Is DLSS 1.9 possible on 10 series then?
 

MrKlaw

Member
Oct 25, 2017
33,076
Is DLSS 1.9 possible on 10 series then?

I'd say even something like 2.0 would be possible. MS has INT8/16 support so you could probably simulate Tensor cores (slowly) using INT16? I think a something that is similar in quality/perfrmance to DLSS2.0 will be possible in the next few yeras.
 

Veliladon

Member
Oct 27, 2017
5,559
Is DLSS 1.9 possible on 10 series then?

It's *possible* but not necessarily useful. The thing about Tensor Cores is they do a full 4x4 matrix FMA (d = a * b + c) in one go. The Pascal implementation needs to do it step by step which requires 12x as much math to be performed because they can only operate on one row at a time.

RTX Voice for instance, seems like a simple task for ML. On my Pascal 1080 Ti it takes up like 10% of the card's compute power.
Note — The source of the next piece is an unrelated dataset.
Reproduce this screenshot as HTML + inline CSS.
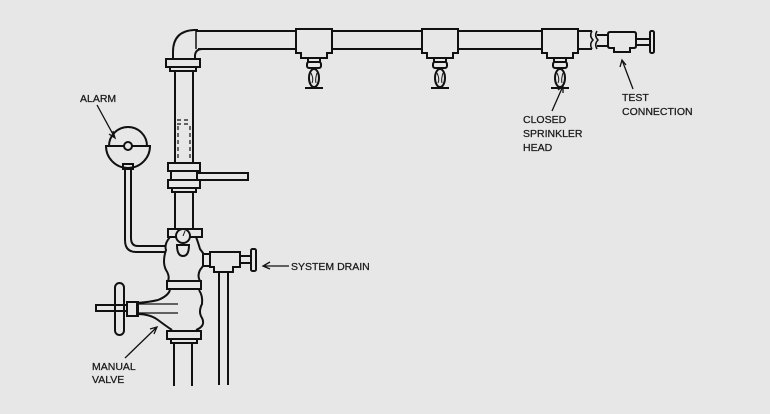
<!DOCTYPE html>
<html><head><meta charset="utf-8"><style>
html,body{margin:0;padding:0;background:#e7e7e7;}
svg{display:block}
text{font-family:"Liberation Sans",Arial,sans-serif;font-size:10.5px;fill:#1a1a1a;stroke:#1a1a1a;stroke-width:0.25px;}
</style></head><body>
<svg width="770" height="414" viewBox="0 0 770 414" xmlns="http://www.w3.org/2000/svg">
<rect width="770" height="414" fill="#e7e7e7"/>
<defs>
<g id="spr" fill="#e7e7e7" stroke="#111" stroke-width="2">
  <path d="M-18,0 H18 V24 H13 V29 H-13 V24 H-18 Z"/>
  <rect x="-6" y="29" width="12" height="4"/>
  <rect x="-7" y="33" width="14" height="6" rx="2"/>
  <ellipse cx="0" cy="49" rx="5" ry="9"/>
  <path d="M-3,44 Q0,50 -2,54 M3,44 Q1,50 2,54" stroke-width="1"/>
  <line x1="-9" y1="59" x2="9" y2="59"/>
</g>
</defs>
<g fill="none" stroke="#111" stroke-width="2">
  <!-- main horizontal pipe -->
  <line x1="196" y1="31" x2="592" y2="31"/>
  <line x1="198" y1="49" x2="592" y2="49"/>
  <!-- elbow -->
  <path d="M173,58 V52 Q173,31 194,30 H198"/>
  <path d="M195,58 V55 Q196,49 202,49"/>
  <line x1="196" y1="30" x2="196" y2="49" stroke-width="1.5"/>
  <!-- flange below elbow -->
  <rect x="166" y="59" width="34" height="8" fill="#e7e7e7"/>
  <rect x="170" y="67" width="26" height="4"/>
  <!-- riser -->
  <line x1="175" y1="71" x2="175" y2="163"/>
  <line x1="193" y1="71" x2="193" y2="163"/>
  <!-- dashed glass -->
  <path d="M177,120 H191 M177,124 H191 M178,126 V160 M190,126 V160" stroke-dasharray="4,3" stroke-width="1.2"/>
  <!-- flanges middle -->
  <rect x="168" y="163" width="32" height="8" fill="#e7e7e7"/>
  <rect x="171" y="171" width="26" height="9"/>
  <rect x="168" y="180" width="32" height="8" fill="#e7e7e7"/>
  <rect x="172" y="188" width="24" height="4"/>
  <path d="M197,173 H248 V180 H197"/>
  <line x1="175" y1="192" x2="175" y2="230"/>
  <line x1="193" y1="192" x2="193" y2="230"/>
  <!-- alarm -->
  <path d="M109,146 A19,19 0 0 1 147,146"/>
  <path d="M106,146 H150 A22,22 0 0 1 106,146 Z"/>
  <circle cx="128" cy="146" r="4" fill="#e7e7e7"/>
  <rect x="123" y="164" width="10" height="5"/>
  <line x1="125" y1="169" x2="125" y2="240"/>
  <line x1="131" y1="169" x2="131" y2="238"/>
  <path d="M125,240 Q125,252 136,252 H166"/>
  <path d="M131,238 Q131,246 138,246 H166"/>
  <!-- alarm valve body -->
  <path d="M170,237 Q164,244 166,250 Q162,262 166,270 Q170,276 168,281 H200 Q197,276 200,270 L203,266 V253 L200,249 Q198,242 196,237 Z" fill="#e7e7e7"/>
  <rect x="168" y="229" width="34" height="8" fill="#e7e7e7"/>
  <circle cx="183" cy="236" r="7" fill="#e7e7e7"/>
  <line x1="183" y1="236" x2="185" y2="231" stroke-width="1"/>
  <path d="M177,245 H189 Q189,256 183,256 Q177,256 177,245 Z"/>
  <rect x="203" y="254" width="7" height="12"/>
  <!-- drain tee -->
  <path d="M210,252 H240 V267 H233 V272 H214 V267 H210 Z" fill="#e7e7e7"/>
  <rect x="240" y="256" width="12" height="7"/>
  <rect x="251" y="249" width="5" height="22" rx="1.5" fill="#e7e7e7"/>
  <line x1="219" y1="272" x2="219" y2="385"/>
  <line x1="228" y1="272" x2="228" y2="385"/>
  <!-- flange -->
  <rect x="167" y="281" width="34" height="8" fill="#e7e7e7"/>
  <!-- manual valve body -->
  <path d="M170,290 Q168,296 158,300 Q150,302 137,303 V314 Q150,314 158,320 Q166,326 172,330 M199,290 Q203,296 202,304 Q198,312 202,318 Q206,326 196,330"/>
  <path d="M137,304 H178 M139,313 H178" stroke-width="1.2"/>
  <rect x="127" y="302" width="11" height="14"/>
  <rect x="96" y="305" width="31" height="6"/>
  <rect x="115" y="283" width="9" height="52" rx="4.5"/>
  <rect x="167" y="331" width="34" height="8" fill="#e7e7e7"/>
  <rect x="171" y="339" width="26" height="4"/>
  <line x1="174" y1="343" x2="174" y2="386"/>
  <line x1="192" y1="343" x2="192" y2="386"/>
  <!-- break -->
  <path d="M592,31 Q589,36 593,40 Q589,44 592,49 M597,31 Q594,36 598,40 Q594,44 597,49" stroke-width="1.5"/>
  <line x1="597" y1="35" x2="608" y2="35"/>
  <line x1="597" y1="46" x2="608" y2="46"/>
  <!-- test connection -->
  <path d="M610,32 H634 Q636,32 636,34 V46 Q636,48 634,48 H630 V52 H614 V48 H610 Q608,48 608,46 V34 Q608,32 610,32 Z" fill="#e7e7e7"/>
  <rect x="636" y="39" width="14" height="6"/>
  <rect x="650" y="31" width="4" height="22" rx="1.5" fill="#e7e7e7"/>
  <!-- leaders -->
  <path d="M97,105 L115,138 M113,131 L115,138 L109,134" stroke-width="1.3"/>
  <path d="M289,266 H264 M270,262 L263,266 L270,269" stroke-width="1.3"/>
  <path d="M125,358 L157,327 M150,329 L157,327 L154,334" stroke-width="1.3"/>
  <path d="M552,111 L563,86 M558,90 L563,86 L563,93" stroke-width="1.3"/>
  <path d="M633,89 L622,60 M620,67 L622,60 L626,65" stroke-width="1.3"/>
</g>
<use href="#spr" x="314" y="29"/>
<use href="#spr" x="440" y="29"/>
<use href="#spr" x="560" y="29"/>
<text x="80" y="102">ALARM</text>
<text x="291" y="270">SYSTEM DRAIN</text>
<text x="92" y="370">MANUAL</text>
<text x="92" y="383">VALVE</text>
<text x="523" y="123">CLOSED</text>
<text x="523" y="137">SPRINKLER</text>
<text x="523" y="151">HEAD</text>
<text x="622" y="101">TEST</text>
<text x="622" y="115">CONNECTION</text>
</svg>
</body></html>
Just to apply noise reduction to audio through ML.
 

7thFloor

Member
Oct 27, 2017
6,647
U.S.
It's *possible* but not necessarily useful. The thing about Tensor Cores is they do a full 4x4 matrix FMA (d = a * b + c) in one go. The Pascal implementation needs to do it step by step which requires 12x as much math to be performed because they can only operate on one row at a time.

RTX Voice for instance, seems like a simple task for ML. On my Pascal 1080 Ti it takes up like 10% of the card's compute power. Just to apply noise reduction to audio through ML.
I see, that's too bad
 

LCGeek

Member
Oct 28, 2017
5,857
I've said this numerous times I'm glad some of you weren't aroud for the late 90's or early part of the start of century.
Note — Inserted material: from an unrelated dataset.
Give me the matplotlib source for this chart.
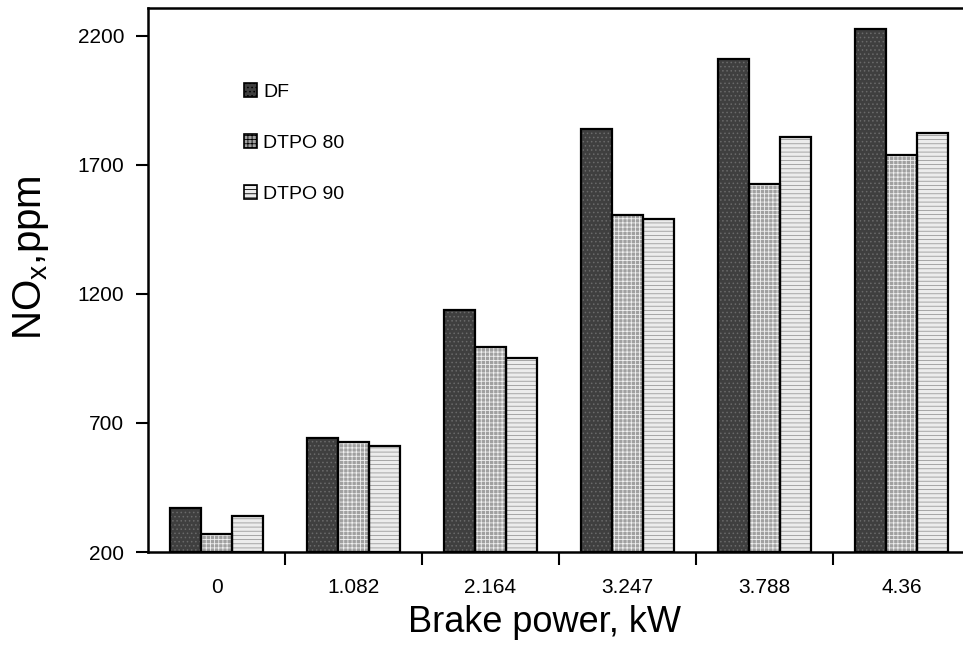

AA would've gotten nowhere with this attitiude.

I say devs can do what they want if the framepacing above 30fps.

I don't care if the game looks like quake 1, rdr2, or tlou2 its the content that ultimately matters.

I want ray tracing after see so many decent global illimination hacks, minecraft rtx, quake 2 rtx, and metro I'd rather not go back to flat non dyanmic lighting to say the least. Devs will find a sweet spot.
 

JahIthBer

Member
Jan 27, 2018
10,383
RT reflections are not that demanding at all if done right, 1080 Ti can run RT BFV reflections at decent performance. It's RT GI like in Control, Quake 2, Minecraft & Exodus that is demanding as all fuck, we probably won't see that much this gen anyway, it's hard to fake good real time reflections but you can fake good lighting.
 

EggmaniMN

Banned
May 17, 2020
3,465
Some people around here have a really weird hangup with ray tracing. Yes it's extremely noticeable, yes it can use a lot of resources if you're doing crazy stuff, yes that will change as we continue through the generation. But there's more to it than full on path tracing and there's more to visuals than RAW POWER. Ray traced sound will be massive too and I'm sure Cerny's sound focus will show that as well.
 

Tora

The Enlightened Wise Ones
Member
Jun 17, 2018
8,640
These new consoles and their use of ray tracing will be transformative by 2023. Let the devs play a bit, we're gonna see some cool shit.
Ding ding

Same thing happens every gen, people are a bit underwhelmed but year 3 is usually when things are in full swing. Of course there's still gems that come out before then.
 

Veliladon

Member
Oct 27, 2017
5,559
I'd say even something like 2.0 would be possible. MS has INT8/16 support so you could probably simulate Tensor cores (slowly) using INT16? I think a something that is similar in quality/perfrmance to DLSS2.0 will be possible in the next few yeras.

GP104 only has one Vec2 FP16*2 per 128 FP32 ALUs. So while you can run them using INT16 or INT8, it's all promoted to FP32 and only works on FP32 pipes with no packed math speed up. The only reason GP104 even has a Vec2 FP16*2 ALU per SM is for running FP16 code which *must* be run natively and not emulated by promoting to FP32.

Turing on the other hand has Tensor Cores which do the work for them.
 

kaputt

Member
Oct 27, 2017
1,205
I don't think the current cost is worth it.

Devs can, of course, find a cheaper and more efficient way to do it. For example, Anti-aliasing was such a hindrance during the PS360 era, but now everything looks so freaking sharp with Temporal AA tecnhiques and it is way less demanding than MSAA, as far as I know.
 

MrKlaw

Member
Oct 25, 2017
33,076
GP104 only has one Vec2 FP16*2 per 128 FP32 ALUs. So while you can run them using INT16 or INT8, it's all promoted to FP32 and only works on FP32 pipes with no packed math speed up since there's only one Vec2 FP16*2 ALU per SM and it's only there as a fallback for running FP16 code which *must* be run natively and not emulated by promoting to FP32.

Turing on the other hand has Tensor Cores which do the work for them.

Right but I thought MS mentioned for RDNA2 they have INT16/8 packed?
 

orava

Alt Account
Banned
Jun 10, 2019
1,316
Console warrior's very well informed opinions about ray tracing are always a delight to read.